The classic argument regarding majoritarianism of 50%+1 union membership representation has shifted to the argument regarding principles of ‘sufficiently represented’ and ‘significant interest’ for the benefit of unions.  These terms entail a much softer and broader application on a case-by-case basis.

 

In the matter of National Union of Metalworkers of South Africa v Tshwane University of Technology 2020 (11) BLLR 1141 (LC) the employer terminated a recognition agreement on the grounds that the union is not entitled to organisational rights due to the union not being sufficiently representative.  The termination was found to be lawful.
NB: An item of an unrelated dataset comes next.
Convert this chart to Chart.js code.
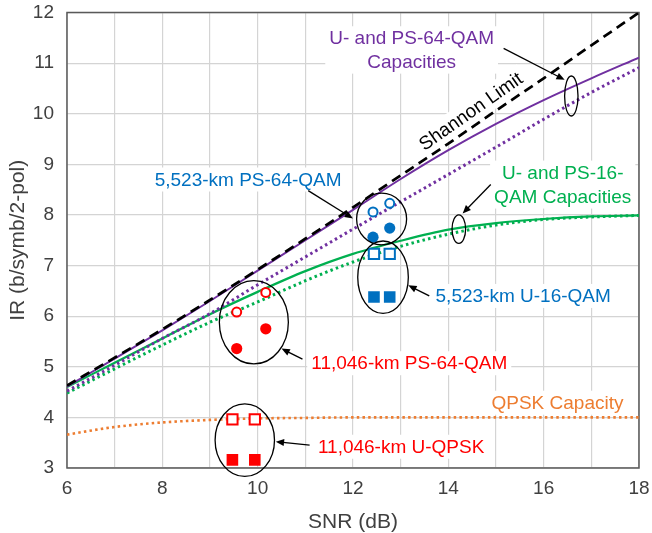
<!DOCTYPE html>
<html>
<head>
<meta charset="utf-8">
<script src="https://cdn.jsdelivr.net/npm/chart.js@4"></script>
<style>
  body { margin: 0; background: #fff; }
  canvas { display: block; }
</style>
</head>
<body>
<canvas id="chart" width="652" height="533"></canvas>
<script>
// ── Data ──────────────────────────────────────────────
const snr        = [6, 7, 8, 9, 10, 11, 12, 13, 14, 15, 16, 17, 18]
const shannon    = [4.63, 5.18, 5.74, 6.32, 6.92, 7.53, 8.15, 8.78, 9.41, 10.06, 10.70, 11.35, 12.00]
const ps64Cap    = [4.61, 5.16, 5.72, 6.30, 6.90, 7.50, 8.10, 8.71, 9.28, 9.80, 10.27, 10.70, 11.11]
const u64Cap     = [4.52, 5.03, 5.56, 6.05, 6.62, 7.17, 7.72, 8.26, 8.80, 9.34, 9.89, 10.42, 10.91]
const ps16Cap    = [4.60, 5.08, 5.56, 6.04, 6.48, 6.89, 7.23, 7.49, 7.71, 7.84, 7.92, 7.97, 7.99]
const u16Cap     = [4.48, 4.96, 5.43, 5.88, 6.28, 6.70, 7.07, 7.38, 7.62, 7.80, 7.91, 7.96, 7.99]
const qpskCap    = [3.66, 3.81, 3.90, 3.95, 3.98, 3.99, 4.00, 4.00, 4.00, 4.00, 4.00, 4.00, 4.00]

const snr5523     = [12.42, 12.77]
const ps64Open5523   = [8.06, 8.23]
const ps64Filled5523 = [7.56, 7.74]
const u16Snr5523     = [12.44, 12.77]
const u16Open5523    = [7.23, 7.23]
const u16Filled5523  = [6.38, 6.38]

const snr11046        = [9.56, 10.17]
const ps64Open11046   = [6.08, 6.47]
const ps64Filled11046 = [5.36, 5.75]
const qpskSnr11046    = [9.47, 9.94]
const qpskOpen11046   = [3.96, 3.96]
const qpskFilled11046 = [3.16, 3.16]

const xTicks = [6, 8, 10, 12, 14, 16, 18]

// ── Styles ────────────────────────────────────────────
const PURPLE = '#7030A0'
const GREEN  = '#00B050'
const ORANGE = '#ED7D31'
const BLUE   = '#0070C0'
const RED    = '#FF0000'
const FONT   = "'Liberation Sans', Arial, sans-serif"

const zip = (xs, ys) => xs.map((x, i) => ({ x, y: ys[i] }))

function curve(data, color, dashed, width) {
  return {
    data: zip(snr, data),
    borderColor: color,
    borderWidth: width,
    borderDash: dashed,
    pointRadius: 0,
    showLine: true,
    fill: false,
    cubicInterpolationMode: 'monotone',
    order: 2
  }
}

function marks(xs, ys, color, style, r, open) {
  return {
    data: zip(xs, ys),
    pointStyle: style,
    pointRadius: r,
    pointBorderWidth: open ? 2 : 0,
    pointBorderColor: color,
    pointBackgroundColor: open ? '#fff' : color,
    showLine: false,
    order: 1
  }
}

// ── Annotations ───────────────────────────────────────
const notes = [
  { lines: ['U- and PS-64-QAM', 'Capacities'], x: 13.23, y: 11.26, color: PURPLE, gap: 23.4 },
  { lines: ['Shannon Limit'], x: 14.47, y: 10.05, color: '#000', rot: -35 },
  { lines: ['5,523-km PS-64-QAM'], x: 9.80, y: 8.70, color: BLUE },
  { lines: ['U- and PS-16-', 'QAM Capacities'], x: 16.40, y: 8.60, color: GREEN, gap: 24 },
  { lines: ['5,523-km U-16-QAM'], x: 15.57, y: 6.40, color: BLUE },
  { lines: ['11,046-km PS-64-QAM'], x: 13.18, y: 5.07, color: RED },
  { lines: ['QPSK Capacity'], x: 16.29, y: 4.29, color: ORANGE },
  { lines: ['11,046-km U-QPSK'], x: 13.01, y: 3.42, color: RED }
]

const arrows = [
  [15.16, 11.29, 16.44, 10.67],
  [14.89, 8.60, 14.30, 8.03],
  [11.06, 8.48, 12.00, 7.93],
  [13.60, 6.40, 13.16, 6.61],
  [10.94, 5.15, 10.50, 5.36],
  [11.09, 3.45, 10.38, 3.52]
]

const ellipses = [
  [9.92, 5.88, 34.5, 41.7],
  [9.73, 3.55, 29.7, 36.3],
  [12.60, 7.92, 25, 25.8],
  [12.63, 6.77, 25.3, 36.2],
  [16.58, 10.35, 6.7, 20],
  [14.22, 7.72, 6.8, 14.2]
]

const annotate = {
  id: 'annotate',
  beforeDatasetsDraw(chart) {
    const { ctx, chartArea: a, scales: { x, y } } = chart
    ctx.save()
    // plot frame
    ctx.strokeStyle = '#595959'
    ctx.lineWidth = 1.5
    ctx.strokeRect(a.left, a.top, a.right - a.left, a.bottom - a.top)

    // labels with white boxes
    ctx.font = '19px ' + FONT
    ctx.textAlign = 'center'
    ctx.textBaseline = 'middle'
    notes.forEach(n => {
      const cx = x.getPixelForValue(n.x)
      const cy = y.getPixelForValue(n.y)
      const gap = n.gap || 0
      const w = Math.max(...n.lines.map(l => ctx.measureText(l).width))
      const h = gap * (n.lines.length - 1) + 20
      ctx.save()
      ctx.translate(cx, cy)
      if (n.rot) ctx.rotate(n.rot * Math.PI / 180)
      ctx.fillStyle = '#fff'
      ctx.fillRect(-w / 2 - 4, -h / 2 - 2, w + 8, h + 4)
      ctx.fillStyle = n.color
      n.lines.forEach((l, i) => {
        ctx.fillText(l, 0, (i - (n.lines.length - 1) / 2) * gap + 1)
      })
      ctx.restore()
    })
    ctx.restore()
  },
  afterDatasetsDraw(chart) {
    const { ctx, scales: { x, y } } = chart
    ctx.save()
    ctx.strokeStyle = '#000'
    ctx.fillStyle = '#000'
    ctx.lineWidth = 1.3

    ellipses.forEach(([ex, ey, rx, ry]) => {
      ctx.beginPath()
      ctx.ellipse(x.getPixelForValue(ex), y.getPixelForValue(ey), rx, ry, 0, 0, Math.PI * 2)
      ctx.stroke()
    })

    arrows.forEach(([x1, y1, x2, y2]) => {
      const p1 = [x.getPixelForValue(x1), y.getPixelForValue(y1)]
      const p2 = [x.getPixelForValue(x2), y.getPixelForValue(y2)]
      const ang = Math.atan2(p2[1] - p1[1], p2[0] - p1[0])
      const len = 9
      ctx.beginPath()
      ctx.moveTo(p1[0], p1[1])
      ctx.lineTo(p2[0] - Math.cos(ang) * len * 0.8, p2[1] - Math.sin(ang) * len * 0.8)
      ctx.stroke()
      ctx.beginPath()
      ctx.moveTo(p2[0], p2[1])
      ctx.lineTo(p2[0] - len * Math.cos(ang - 0.4), p2[1] - len * Math.sin(ang - 0.4))
      ctx.lineTo(p2[0] - len * Math.cos(ang + 0.4), p2[1] - len * Math.sin(ang + 0.4))
      ctx.closePath()
      ctx.fill()
    })
    ctx.restore()
  }
}

// ── Chart ─────────────────────────────────────────────
new Chart(document.getElementById('chart'), {
  type: 'scatter',
  data: {
    datasets: [
      marks(snr5523, ps64Open5523, BLUE, 'circle', 4.5, true),
      marks(snr5523, ps64Filled5523, BLUE, 'circle', 5.6, false),
      marks(u16Snr5523, u16Open5523, BLUE, 'rect', 7.3, true),
      marks(u16Snr5523, u16Filled5523, BLUE, 'rect', 8.2, false),
      marks(snr11046, ps64Open11046, RED, 'circle', 4.5, true),
      marks(snr11046, ps64Filled11046, RED, 'circle', 5.6, false),
      marks(qpskSnr11046, qpskOpen11046, RED, 'rect', 7.3, true),
      marks(qpskSnr11046, qpskFilled11046, RED, 'rect', 8.2, false),
      curve(shannon, '#000', [10, 6], 2.7),
      curve(ps64Cap, PURPLE, [], 2),
      curve(u64Cap, PURPLE, [2.5, 3.2], 3),
      curve(ps16Cap, GREEN, [], 2.2),
      curve(u16Cap, GREEN, [2.5, 3.2], 3),
      curve(qpskCap, ORANGE, [2.5, 3.2], 2.6)
    ]
  },
  options: {
    responsive: false,
    animation: false,
    layout: { padding: { top: 12.5, right: 13, left: 0, bottom: 0 } },
    plugins: { legend: { display: false }, tooltip: { enabled: false } },
    scales: {
      x: {
        type: 'linear',
        min: 6,
        max: 18,
        afterFit: s => { s.height = 65; s.paddingLeft = 0; s.paddingRight = 0 },
        border: { display: false },
        grid: { color: '#d4d4d4', lineWidth: 1.2, drawTicks: false },
        ticks: {
          stepSize: 1,
          autoSkip: false,
          maxRotation: 0,
          padding: 9,
          color: '#404040',
          font: { family: FONT, size: 19 },
          callback: v => xTicks.includes(v) ? v : ''
        },
        title: {
          display: true,
          text: 'SNR (dB)',
          color: '#404040',
          font: { family: FONT, size: 21 },
          padding: { top: 0, bottom: -2 }
        }
      },
      y: {
        min: 3,
        max: 12,
        afterFit: s => { s.width = 67; s.paddingTop = 0; s.paddingBottom = 0 },
        border: { display: false },
        grid: { color: '#d4d4d4', lineWidth: 1.2, drawTicks: false },
        ticks: {
          stepSize: 1,
          padding: 13,
          color: '#404040',
          font: { family: FONT, size: 19 }
        },
        title: {
          display: true,
          text: 'IR (b/symb/2-pol)',
          color: '#404040',
          font: { family: FONT, size: 21 },
          padding: { top: 6, bottom: 0 }
        }
      }
    }
  },
  plugins: [annotate]
})
</script>
</body>
</html>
Initially the trade union was granted organisational rights (controlled access to the work place and stop order facilities for the union)  by the employer falling in the sector in which the union was actually not entitled to organise by its own constitution.  Therefore this led to the union organising outside of its own constitution.

 

The employer herein also relied on the judgment of National Union of Metalworkers of SA v Lufil Packaging (Isithebe) and Others 2020 (7) BLLR 645 (CC), in which the highest court had held that NUMSA’s constitution confined the union to the metal and related sectors and ruled that the union could not operate in the packaging industry until its constitution was amended.  Furthermore, the union should be sufficiently represented and / or having a significant interest, which is to be determined on a case-by-case basis based on the merits of the matter.

 

NUMSA contended that it was entitled to an interim order confirming that it could continue exercising its organisational rights pending the outcome of a review of the employer’s decision to cancel the agreement.  Having accepted that it had jurisdiction to entertain the matter as long as NUMSA relied on the provisions of the LRA, as opposed to wider constitutional rights, the Court noted that the employer had contended that it had cancelled the recognition agreement because the Lufil judgment had rendered it void.  NUMSA contended the cancellation of the agreement amounted to unlawful administrative action because the employer was an organ of state (which the court found not to be). This submission of NUMSA was misguided because the cancellation of the agreement was an employment issue of relevance only to NUMSA and the employer.  The parties were bound by the Lufil judgment unless and until NUMSA amended its constitution to permit it to organise in the tertiary education sector. The application was dismissed with costs.

 

Therefore, in closing it is important to note that Recognition Agreements should not be avoided at all costs, but indeed considered, as it provides surety and security for parties in regulating the relationship between parties; however making an informed decision before doing so.